Engineers’ Talk: Mr. Bug-Hunting Bero Brekalo – MES019
Engineers’ Talk: Mr. Bug-Hunting: Bero Brekalo
Talking about bug-hunting has become a regular topic in this podcast. However there are tons of different persons out there using their own approach to handle bugs. All of them might have different attitudes, different approaches and different experiences. And it might be of interest to get more familiar with them and the details they can tell us.
Within today’s episode we have Bero Brekalo as a guest for interview. Bero is one of my very first listeners not directly related to me. We got acquainted after release of Episode 2. We have had a long mail-discussion about debugging, our different and common understanding. Especially Bero’s very interesting debugging tools made me curious.
As more as we discussed and as more as I got familiar with Bero, I more and more get the impression, that he’s Mr. Bug-Hunting in person. Today I have the pleasure to present you Bero Brekalo. We’re talking about many details of debugging. You get further details about his approach and his understanding of debugging. And you get acquainted with a very experienced engineer, who has gone through a lot of storms and bad weather. Let’s stay with me and enjoy the interview.
Essential Answers Provided In This Episode For:
- Why do we need debugging?
- How could binary tracing support you in your searching for bugs?
- What are the essential points you need to know from your logging?
- How does Bero’s fixed price strategy help in finding the root-cause?
- What kind of hopeless problems is Bero confronted with?
- Why debugging effort is regularly underestimated?

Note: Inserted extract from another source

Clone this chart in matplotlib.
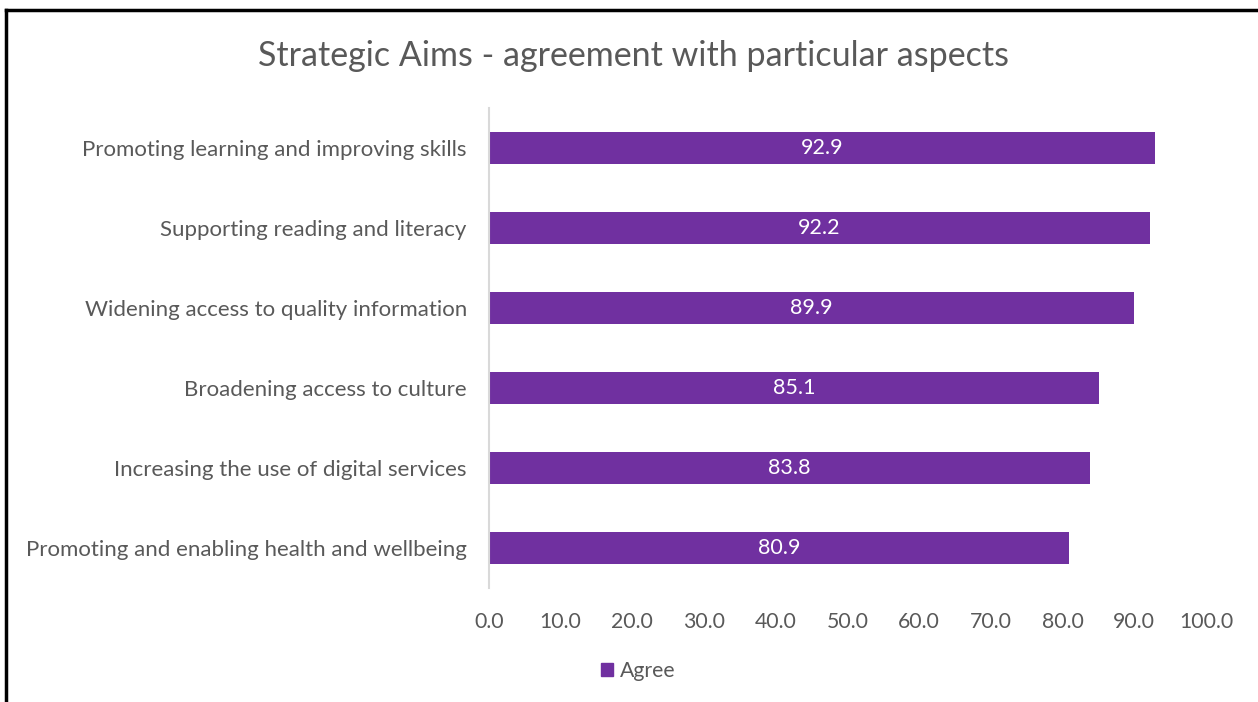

- When should you ask for help?
- And much much more.
I find this interview very interesting, and I can relate to everything Bero was saying about binary logging and off-line interpretation. Furthermore, I would say that even textual log files in a classical form are NOT human readable. Tens of thousands of acronym infested cryptic messages are everything but human readable. For example, you can stare at the timestamps for hours and not be able to see the wood from the trees, and timestamps are the most valuable resource in the log file. I found it useful not only to parse the log files using own tools (scripts), but to transform them in order to make the problem visible in some other domain. Usually visualizing it in a graphical form in the time domain helps a lot. Jitters, delays, periodicity instantly show up. As Bero also mentioned – do the same for the healthy log, compare them graphically and reveal the differences. Sometimes the graph of visualized events (i.e system call latencies) in time domain is irregular and not informative itself, then I try for example signal processing techniques on it – I run it trough DFT algorithm and then analyse it in a frequency domain. Wow – what is that spike at 1/5 minutes frequency? My increased latencies are observed periodically exactly every 5 minutes. That was certainly not clear from the log file, as 5 minutes could be 10000 lines apart. Then you ask yourself what happens periodically every 5 minutes in our system? Ha – there is this ftp transfer process running every 5 minutes that causes the flash write I/O latency to increase – bingo! It was easy to locate it once you got that crucial 5 minutes clue, and that was obvious only in frequency domain… But you get the idea. Applying principles and techniques from other fields such as signal processing, big data, statistical analysis, modelling, indexing etc. while debugging complex systems helps a lot IMHO.
Awesome idea! Treating the logs with Fourier-Transformation. Especially in cases with millions of loglines in a very short time you regularly do not see the wood for the trees. Moving to a different point of view is a very worthwhile approach. Thank you for this hint.
I have this other combination in mind which is based on Big Data: LogStash, ElasticSearch and Kibana as a combination to handle big amount of logging and extract distinct statements. I haven’t had the chance to use it, but it has a great perspective if you’re flooded with logs and you want to get the meta-level of their meaning.
I never tried using frequency domain, and never represented time-stamp results graphically. I understand that it could help to understand what was going on. I sometimes have to detect such periodicities by looking at time-stamp value differences between subsequent occurrences of the same trace-point.
I process these trace-points and their time-stamps in different ways to tests various hypothesizes. Maybe one day I’ll add a period correlator (would be easy). The hard part is to identify the trace-points that could be interesting for such a correlator.
Thanks for the idea. I can see its potential.